Death of a poet
Noted Malayalam poet Ayyappan died here in Trivandrum yesterday. He was 61.
Ayyappan was found lying unconscious at Thampanoor, near the city’s railway station on Thursday evening, and was shifted to the hospital by the police , where he was pronounced dead a few hours later. His body was kept in the mortuary as unidentified before the doctor in charge yesterday identified it during his routine rounds.
Unmarried and leading a bohemian lifestyle, the poet was known for his intensity, meditative beauty and romance in his poetry. He did not have a family of his own. An abusive alcoholic, Ayyappan described himself as “a poet from the gutters”. The poet had a large number of readers, specially youngsters. He used to loiter the streets and lanes near the Secretariat. He was a wanderer and used to sleep any where he felt like, often at railway stations, and occasionally used to take refuge at friends. His poetry carried the stamp of anarchy, anger and angst, with repeated reference to hunger and destiny.
Ayyappan was orphaned in childhood. He lost his father when he was one year old and mother at 15. “While my friends were carrying me on their shoulders after I won a school election in Class IX, I saw an ambulance speeding past with the body of my mother,” Ayyappan wrote about his losses in childhood.
He had nothing to call his own. He died the way he lived.
He was awarded this year’s Asan Memorial Prize, considered to be the highest literary award in Malayalam. He had been awarded the Sahithya Academy Award earlier, in 1999.

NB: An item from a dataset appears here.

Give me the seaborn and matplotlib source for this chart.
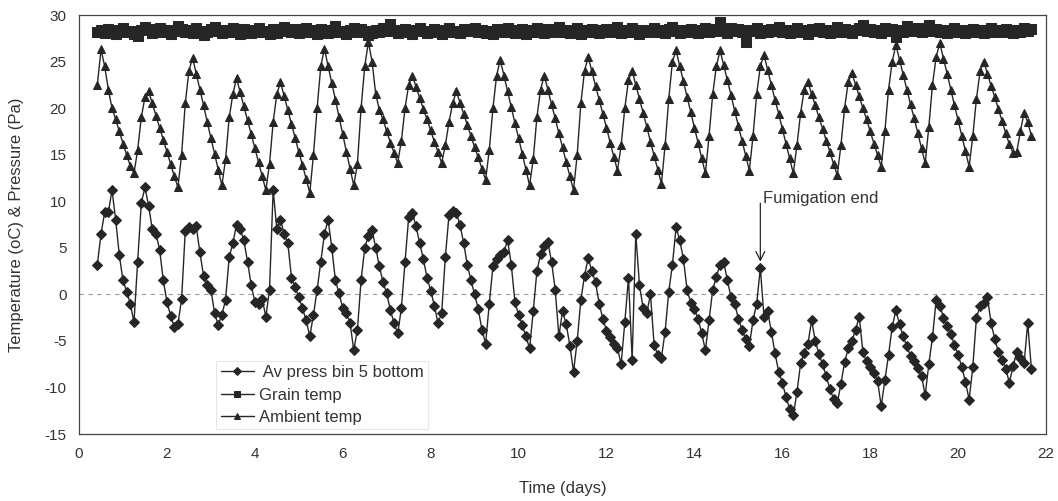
import numpy as np
import pandas as pd
import matplotlib
matplotlib.use("Agg")
import matplotlib.pyplot as plt
import seaborn as sns

# ---- data (2-hourly readings, first reading at hour 10 of day 0) ----
hours = np.arange(10, 522, 2)  # logger time stamps in hours
time_days = hours / 24.0

press = [
    3.2, 6.5, 8.8, 8.8, 11.2, 8.0, 4.2,
    1.5, 0.3, -1.0, -3.0, 3.5, 9.8, 11.5, 9.5, 7.0, 6.5, 4.8, 1.5,
    -0.8, -2.3, -3.5, -3.2, -0.5, 6.8, 7.2, 7.0, 7.3, 4.5, 2.0, 1.0,
    0.5, -2.0, -3.3, -2.2, -0.6, 4.0, 5.5, 7.5, 7.0, 5.8, 3.5, 1.0,
    -0.8, -1.0, -0.5, -2.4, 0.5, 11.2, 7.0, 8.0, 6.5, 5.5, 1.8, 0.8,
    -0.3, -1.5, -2.8, -4.5, -2.2, 0.5, 3.5, 6.5, 8.0, 5.0, 1.5, 0.1,
    -1.5, -2.0, -3.1, -6.0, -3.8, 1.5, 5.0, 6.3, 6.9, 5.0, 3.0, 1.3,
    0.1, -1.7, -3.1, -4.2, -1.5, 3.5, 8.3, 8.7, 7.3, 5.5, 3.8, 1.8,
    0.4, -1.2, -3.1, -2.0, 4.0, 8.5, 8.9, 8.7, 7.5, 5.5, 3.2, 1.5,
    0.0, -1.6, -3.8, -5.3, -1.0, 3.0, 3.8, 4.2, 4.6, 5.8, 3.2, -0.8,
    -2.2, -3.3, -4.5, -5.8, -1.8, 2.5, 4.3, 5.2, 5.6, 3.5, 0.5, -4.5,
    -1.8, -3.2, -5.5, -8.3, -5.0, -0.6, 2.0, 3.9, 2.5, 1.3, -1.0, -2.6,
    -3.9, -4.6, -5.3, -5.8, -7.5, -3.0, 1.8, -7.0, 6.5, 1.0, -1.5, -2.0,
    0.0, -5.4, -6.5, -6.8, -4.0, 0.3, 3.2, 7.2, 5.8, 3.8, 0.5, -0.9,
    -1.6, -2.6, -4.2, -6.0, -2.8, 0.5, 1.9, 3.2, 3.5, 1.5, -0.3, -1.0,
    -2.6, -3.8, -4.8, -5.5, -2.8, -1.0, 2.8, -2.4, -1.8, -4.0, -6.3, -8.3,
    -9.5, -11.0, -12.3, -13.0, -10.5, -7.4, -6.3, -5.3, -2.8, -5.0, -6.4, -7.5,
    -8.8, -10.2, -11.2, -11.7, -9.6, -7.3, -5.8, -5.0, -3.8, -2.4, -6.2, -7.2,
    -7.8, -8.5, -9.3, -12.0, -9.2, -6.5, -3.5, -1.7, -3.2, -4.5, -5.6, -6.6,
    -7.2, -7.9, -8.8, -10.8, -7.5, -4.6, -0.6, -1.2, -2.5, -3.4, -4.3, -5.4,
    -6.5, -7.8, -9.4, -11.3, -7.8, -2.5, -1.3, -0.9, -0.3, -3.1, -4.8, -6.2,
    -7.0, -8.0, -9.5, -7.7, -6.2, -6.8, -7.4, -3.1, -8.0,
]

grain = [
    28.2, 28.4, 28.1, 28.5, 28.3, 28.0, 28.4,
    28.6, 28.2, 28.3, 28.0, 27.8, 28.4, 28.7, 28.5, 28.1, 28.3, 28.6, 28.2,
    28.4, 28.0, 28.3, 28.8, 28.5, 28.2, 28.4, 28.1, 28.6, 28.3, 27.9, 28.2,
    28.5, 28.7, 28.3, 28.1, 28.4, 28.2, 28.6, 28.3, 28.0, 28.5, 28.3, 28.1,
    28.4, 28.6, 28.2, 28.3, 28.0, 28.5, 28.1, 28.4, 28.7, 28.3, 28.2, 28.5,
    28.1, 28.3, 28.6, 28.2, 28.4, 28.0, 28.5, 28.3, 28.1, 28.4, 28.8, 28.2,
    28.3, 28.0, 28.4, 28.6, 28.2, 28.5, 28.3, 27.9, 28.1, 28.4, 28.2, 28.6,
    28.3, 29.0, 28.4, 28.1, 28.3, 28.5, 28.2, 28.0, 28.4, 28.6, 28.3, 28.1,
    28.2, 28.5, 28.3, 28.0, 28.4, 28.6, 28.2, 28.3, 28.1, 28.5, 28.3, 28.4,
    28.6, 28.2, 28.4, 28.1, 28.3, 28.0, 28.5, 28.3, 28.2, 28.6, 28.4, 28.1,
    28.3, 28.5, 28.0, 28.4, 28.2, 28.6, 28.3, 28.1, 28.5, 28.2, 28.4, 28.7,
    28.2, 28.4, 28.1, 28.3, 28.6, 28.0, 28.4, 28.2, 28.5, 28.3, 28.1, 28.4,
    28.5, 28.2, 28.3, 28.7, 28.1, 28.4, 28.2, 28.6, 28.3, 28.0, 28.4, 28.2,
    28.3, 28.6, 28.2, 28.4, 28.1, 28.5, 28.7, 28.3, 28.1, 28.4, 28.2, 28.5,
    28.3, 28.1, 28.4, 28.6, 28.2, 28.5, 28.3, 29.2, 28.4, 28.1, 28.6, 28.3,
    28.5, 28.2, 27.1, 28.4, 28.3, 28.6, 28.1, 28.4, 28.2, 28.5, 28.3, 28.7,
    28.2, 28.4, 28.1, 28.3, 28.6, 28.2, 28.4, 28.0, 28.5, 28.3, 28.6, 28.2,
    28.4, 28.1, 28.3, 28.7, 28.2, 28.5, 28.3, 28.1, 28.4, 28.6, 28.9, 28.3,
    28.5, 28.2, 28.4, 28.1, 28.6, 28.3, 28.5, 27.6, 28.4, 28.2, 28.8, 28.5,
    28.3, 28.6, 28.2, 28.4, 28.9, 28.3, 28.5, 28.2, 28.4, 28.1, 28.3, 28.6,
    28.2, 28.4, 28.1, 28.3, 28.5, 28.2, 28.4, 28.1, 28.3, 28.6, 28.2, 28.4,
    28.2, 28.5, 28.3, 28.1, 28.4, 28.2, 28.6, 28.3, 28.5,
]

ambient = [
    22.5, 26.3, 24.5, 22.0, 20.0, 18.8, 17.5,
    16.2, 15.0, 13.8, 13.0, 15.5, 19.0, 21.2, 21.8, 20.5, 19.2, 17.9, 16.6,
    15.3, 14.0, 12.7, 11.5, 15.0, 20.5, 24.0, 25.4, 23.7, 22.0, 20.3, 18.5,
    16.8, 15.1, 13.4, 11.7, 14.5, 19.0, 21.5, 23.2, 21.7, 20.2, 18.7, 17.2,
    15.7, 14.2, 12.7, 11.2, 14.0, 18.5, 21.5, 22.8, 21.3, 19.8, 18.3, 16.8,
    15.3, 13.9, 12.4, 10.9, 15.0, 20.0, 24.5, 26.4, 24.5, 22.7, 20.9, 19.0,
    17.2, 15.3, 13.5, 11.7, 14.0, 20.0, 24.5, 27.1, 25.0, 21.5, 19.8, 18.8,
    17.5, 16.3, 15.2, 14.1, 16.5, 20.0, 22.5, 23.5, 22.3, 21.1, 19.9, 18.8,
    17.6, 16.4, 15.3, 14.1, 16.0, 18.5, 20.5, 21.8, 20.6, 19.4, 18.2, 17.0,
    15.8, 14.7, 13.5, 12.3, 15.5, 20.0, 23.5, 25.2, 23.5, 21.8, 20.1, 18.4,
    16.8, 15.1, 13.4, 11.7, 14.5, 19.0, 22.0, 23.5, 22.0, 20.4, 18.9, 17.3,
    15.8, 14.2, 12.7, 11.2, 15.0, 20.5, 24.0, 25.5, 24.0, 22.4, 20.9, 19.4,
    17.9, 16.3, 14.8, 13.3, 16.0, 20.0, 23.0, 24.0, 22.5, 21.0, 19.5, 18.0,
    16.4, 14.9, 13.4, 11.9, 16.0, 21.0, 25.0, 26.2, 24.5, 22.9, 21.2, 19.6,
    17.9, 16.3, 14.6, 13.0, 17.0, 21.5, 24.5, 26.2, 24.6, 23.0, 21.4, 19.7,
    18.1, 16.5, 14.9, 13.3, 17.0, 21.5, 24.5, 25.7, 24.1, 22.5, 20.9, 19.4,
    17.8, 16.2, 14.6, 13.0, 16.0, 19.5, 22.0, 22.8, 21.5, 20.3, 19.0, 17.8,
    16.5, 15.3, 14.0, 12.8, 16.0, 20.0, 22.8, 23.8, 22.5, 21.3, 20.0, 18.8,
    17.5, 16.2, 15.0, 13.7, 17.5, 22.0, 25.0, 26.8, 25.2, 23.6, 22.0, 20.4,
    18.9, 17.3, 15.7, 14.1, 18.0, 22.5, 25.5, 27.0, 25.3, 23.7, 22.0, 20.3,
    18.7, 17.0, 15.4, 13.7, 17.0, 21.0, 24.0, 25.0, 23.7, 22.4, 21.2, 19.9,
    18.6, 17.3, 16.1, 15.2, 15.3, 17.5, 19.5, 18.5, 17.0,
]

series_labels = [" Av press bin 5 bottom", "Grain temp", "Ambient temp"]
x_ticks = list(range(0, 23, 2))
y_ticks = list(range(-15, 31, 5))
fumigation_end_day = 15.5
fumigation_end_value = 2.8

# ---- style ----
sns.set_style("white")
plt.rcParams["font.family"] = ["Liberation Sans", "DejaVu Sans"]
plt.rcParams["axes.unicode_minus"] = False
ink = "#262626"
text_c = "#333333"

fig = plt.figure(figsize=(10.58, 5.01), dpi=100)
ax = fig.add_axes([0.0747, 0.1337, 0.9140, 0.8363])

ax.axhline(0, color="#9a9a9a", lw=0.8, ls=(0, (4, 4)), zorder=0)

df = pd.DataFrame({"t": time_days, "p": press, "g": grain, "a": ambient})

sns.lineplot(data=df, x="t", y="p", ax=ax, color=ink, lw=1.0, marker="D",
             markersize=5.4, markeredgecolor=ink, markerfacecolor=ink,
             estimator=None, label=series_labels[0])
sns.lineplot(data=df, x="t", y="g", ax=ax, color=ink, lw=1.0, marker="s",
             markersize=7.2, markeredgecolor=ink, markerfacecolor=ink,
             estimator=None, label=series_labels[1])
sns.lineplot(data=df, x="t", y="a", ax=ax, color=ink, lw=1.0, marker="^",
             markersize=6.3, markeredgecolor=ink, markerfacecolor=ink,
             estimator=None, label=series_labels[2])

ax.set_xlim(0, 22)
ax.set_ylim(-15, 30)
ax.set_xticks(x_ticks)
ax.set_yticks(y_ticks)
ax.tick_params(axis="both", length=0, labelsize=11, colors=text_c, pad=9)

for s in ax.spines.values():
    s.set_color("#444444")
    s.set_linewidth(0.9)
    s.set_visible(True)

ax.set_xlabel("Time (days)", fontsize=12, color=text_c)
ax.set_ylabel("Temperature (oC) & Pressure (Pa)", fontsize=12, color=text_c)
ax.xaxis.set_label_coords(0.5, -0.113)
ax.yaxis.set_label_coords(-0.057, 0.5)

# annotation
ax.annotate("", xy=(fumigation_end_day, fumigation_end_value + 0.7),
            xytext=(fumigation_end_day, fumigation_end_value + 7.0),
            arrowprops=dict(arrowstyle="->", color=ink, lw=0.9, mutation_scale=16,
                            shrinkA=0, shrinkB=0))
ax.text(fumigation_end_day + 0.07, fumigation_end_value + 7.5, "Fumigation end",
        fontsize=12, color=text_c, ha="left", va="center")

leg = ax.legend(loc="upper left", bbox_to_anchor=(0.142, 0.174), borderaxespad=0,
                frameon=True, fancybox=False, fontsize=12, handlelength=2.0,
                handletextpad=0.3, labelspacing=0.45, borderpad=0.25)
leg.get_frame().set_edgecolor("#e2e2e2")
leg.get_frame().set_linewidth(0.8)
for t in leg.get_texts():
    t.set_color(text_c)
for h in leg.legend_handles:
    h.set_markersize(4.5)

fig.savefig("out.png", dpi=100)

Ayyappan wrote more than two thousand poems starting from his student days. His famous works include ‘Maalamillaatha Paambu’ (snake without a hole) ‘Buddhanum Aankuttiyum’ (Budha and the baby elephant) and ‘Veyil’ (sunshine). He also published a collection of short stories titled Onakaazhchakal( Onam Offerings).

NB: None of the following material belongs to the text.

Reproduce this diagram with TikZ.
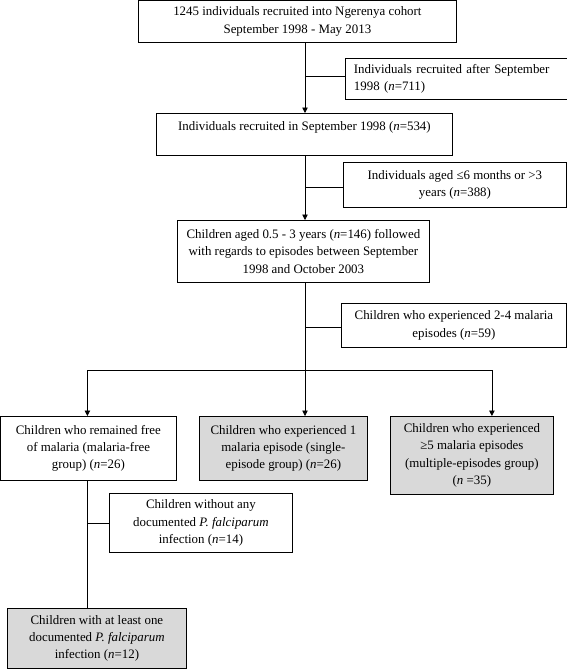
\documentclass[tikz,border=0pt]{standalone}
\usepackage{fontspec}
\setmainfont{Liberation Serif}
\usepackage{xcolor}
\usepackage{tikz}
\usetikzlibrary{arrows.meta,positioning}

\definecolor{boxgray}{gray}{0.85}

\begin{document}
\begin{tikzpicture}[
  x=1pt, y=-1pt,
  box/.style={draw, line width=0.8pt, align=center, inner sep=2pt, anchor=north west,
    font=\fontsize{12.9}{17.3}\selectfont},
  shaded/.style={box, fill=boxgray},
  arr/.style={-{Triangle[width=5.5pt,length=5.5pt]}, line width=0.8pt},
  lin/.style={line width=0.8pt}
]
  \useasboundingbox (0,0) rectangle (567,669);

  % main column
  \node[box, minimum width=318pt, minimum height=42pt] (recruited) at (138,0)
    {1245 individuals recruited into Ngerenya cohort\\September 1998 - May 2013};
  \node[box, minimum width=296pt, minimum height=42pt] (sept) at (156,113)
    {Individuals recruited in September 1998 (\textit{n}=534)\\\mbox{}};
  \node[box, minimum width=252pt, minimum height=62pt] (children) at (177,220)
    {Children aged 0.5 - 3 years (\textit{n}=146) followed\\with regards to episodes between September\\1998 and October 2003};

  % exclusions
  \node[box, align=left, minimum width=222pt, minimum height=41pt, inner xsep=8pt, text width=205pt] (after) at (345,58)
    {Individuals recruited after September\\1998 (\textit{n}=711)};
  \node[box, minimum width=223pt, minimum height=45pt] (aged) at (343,162)
    {Individuals aged ≤6 months or >3\\years (\textit{n}=388)};
  \node[box, minimum width=225pt, minimum height=44pt] (twofour) at (341,303)
    {Children who experienced 2-4 malaria\\episodes (\textit{n}=59)};

  % groups
  \node[box, minimum width=176pt, minimum height=64pt] (free) at (0,416)
    {Children who remained free\\of malaria (malaria-free\\group) (\textit{n}=26)};
  \node[shaded, minimum width=168pt, minimum height=64pt] (single) at (199,416)
    {Children who experienced 1\\malaria episode (single-\\episode group) (\textit{n}=26)};
  \node[shaded, minimum width=163pt, minimum height=78pt] (multi) at (390,416)
    {Children who experienced\\≥5 malaria episodes\\(multiple-episodes group)\\(\textit{n} =35)};

  \node[box, minimum width=183pt, minimum height=59pt] (noinf) at (109,493)
    {Children without any\\documented \textit{P. falciparum}\\infection (\textit{n}=14)};
  \node[shaded, minimum width=179pt, minimum height=60pt] (inf) at (7,608)
    {Children with at least one\\documented \textit{P. falciparum}\\infection (\textit{n}=12)};

  \coordinate (trunk) at (305,0);
  \coordinate (split) at (305,370);
  \coordinate (drop) at ([xshift=-1pt]free.south);

  \draw[arr] (recruited.south -| trunk) -- (sept.north -| trunk);
  \draw[arr] (sept.south -| trunk) -- (children.north -| trunk);
  \draw[lin] (children.south -| trunk) -- (split);
  \draw[lin] ([yshift=2.5pt]after.west) -- ([yshift=2.5pt]after.west -| trunk);
  \draw[lin] ([yshift=-2.5pt]aged.west) -- ([yshift=-2.5pt]aged.west -| trunk);
  \draw[lin] ([yshift=-2pt]twofour.west) -- ([yshift=-2pt]twofour.west -| trunk);

  \draw[arr] (split) -- (split |- single.north);
  \draw[arr] (split) -| ([xshift=-1pt]free.north);
  \draw[arr] (split) -| ([xshift=20pt]multi.north);

  \draw[lin] (drop) -- (drop |- inf.north);
  \draw[lin] (noinf.west) -- (noinf.west -| drop);
\end{tikzpicture}
\end{document}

Police who conducted inquest in the hospital found on him a poem replete with his hallmark acidic imagery, scribbled on a piece of paper .It makes a prediction about an arrow that could pierce his body anytime. He had written the poem, to be read at the award ceremony. It was as if he had foreseen his destiny. The organizers announced that they will recite the poem at the ceremony.

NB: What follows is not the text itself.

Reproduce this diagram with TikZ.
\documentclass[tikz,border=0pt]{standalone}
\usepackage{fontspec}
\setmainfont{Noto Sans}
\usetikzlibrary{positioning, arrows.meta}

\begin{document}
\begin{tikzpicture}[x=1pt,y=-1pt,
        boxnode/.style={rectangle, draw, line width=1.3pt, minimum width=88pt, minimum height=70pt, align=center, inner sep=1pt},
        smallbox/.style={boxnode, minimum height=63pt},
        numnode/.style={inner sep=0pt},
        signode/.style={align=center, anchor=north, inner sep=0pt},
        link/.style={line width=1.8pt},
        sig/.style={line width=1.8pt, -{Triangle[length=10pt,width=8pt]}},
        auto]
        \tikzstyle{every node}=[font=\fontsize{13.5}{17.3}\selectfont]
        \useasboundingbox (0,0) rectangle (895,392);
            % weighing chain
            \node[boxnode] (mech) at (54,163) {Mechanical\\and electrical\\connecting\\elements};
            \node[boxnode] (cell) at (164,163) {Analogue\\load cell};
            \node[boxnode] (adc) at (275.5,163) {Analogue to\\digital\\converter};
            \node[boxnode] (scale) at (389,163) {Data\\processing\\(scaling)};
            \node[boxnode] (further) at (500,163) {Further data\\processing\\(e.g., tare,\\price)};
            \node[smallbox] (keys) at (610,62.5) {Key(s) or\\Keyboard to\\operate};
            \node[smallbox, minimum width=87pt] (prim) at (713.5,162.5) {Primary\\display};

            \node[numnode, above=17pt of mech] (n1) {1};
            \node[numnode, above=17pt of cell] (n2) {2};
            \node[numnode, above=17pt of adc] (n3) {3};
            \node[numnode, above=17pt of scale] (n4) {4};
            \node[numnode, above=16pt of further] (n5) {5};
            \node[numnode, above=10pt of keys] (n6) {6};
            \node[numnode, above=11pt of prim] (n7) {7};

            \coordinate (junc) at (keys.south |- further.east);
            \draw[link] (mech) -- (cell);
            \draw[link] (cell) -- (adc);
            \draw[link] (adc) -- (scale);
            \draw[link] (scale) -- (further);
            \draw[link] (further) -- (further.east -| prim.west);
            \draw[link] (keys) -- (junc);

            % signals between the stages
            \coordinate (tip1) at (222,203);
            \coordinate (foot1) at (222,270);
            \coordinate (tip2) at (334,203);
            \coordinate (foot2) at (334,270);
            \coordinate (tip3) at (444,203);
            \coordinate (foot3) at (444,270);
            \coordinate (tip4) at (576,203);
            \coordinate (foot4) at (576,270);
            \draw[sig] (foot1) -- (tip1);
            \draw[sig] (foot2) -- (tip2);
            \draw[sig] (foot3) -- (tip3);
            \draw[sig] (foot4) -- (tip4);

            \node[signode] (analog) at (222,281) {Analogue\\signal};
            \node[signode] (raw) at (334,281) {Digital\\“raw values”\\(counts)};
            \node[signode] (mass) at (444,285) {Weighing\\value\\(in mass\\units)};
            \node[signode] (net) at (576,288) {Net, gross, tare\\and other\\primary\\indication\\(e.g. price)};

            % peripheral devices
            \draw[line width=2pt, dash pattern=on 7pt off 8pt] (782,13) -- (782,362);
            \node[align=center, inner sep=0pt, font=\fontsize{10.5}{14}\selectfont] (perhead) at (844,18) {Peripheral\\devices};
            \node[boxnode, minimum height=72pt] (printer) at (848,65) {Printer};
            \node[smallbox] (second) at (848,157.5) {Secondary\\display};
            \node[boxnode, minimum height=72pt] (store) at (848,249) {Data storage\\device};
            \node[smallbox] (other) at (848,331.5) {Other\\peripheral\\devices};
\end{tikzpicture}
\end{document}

Soon there was an outpouring of condolences from known and unknown personalities. Politicians crowded the hospital in no time. Some of them were in tears. Contemporary poets wore the masks of sorrow. A huge crowd gathered at the hospital premises. They were unhappy at the delay in the cremation process. (The sad thing was that no one had identified him till a day after his death!)
As usual, the Manorama daily covered Ayyappan’s death with a full page cover story. There was Ayyappan’s life story, a description of his poverty and the sad state he lived in, and even photos of his sister and her family, the room in which Ayyappan used to sleep while at her house and so on. There was also a picture of Ayyappan sleeping on a pavement at Ernakulam, some time back.
In Kerala, a person like this gets fame and respect only after his death. And everything is forgotten in few days.There is an outpour of grief and condolences from everywhere now. On his behalf there will be prizes, endowments, monuments, and what not! There are no more places for statues at Trivandrum. Every nook and corner is occupied by statues smudged with bird droppings. Probably Ayyappan would escape that ordeal.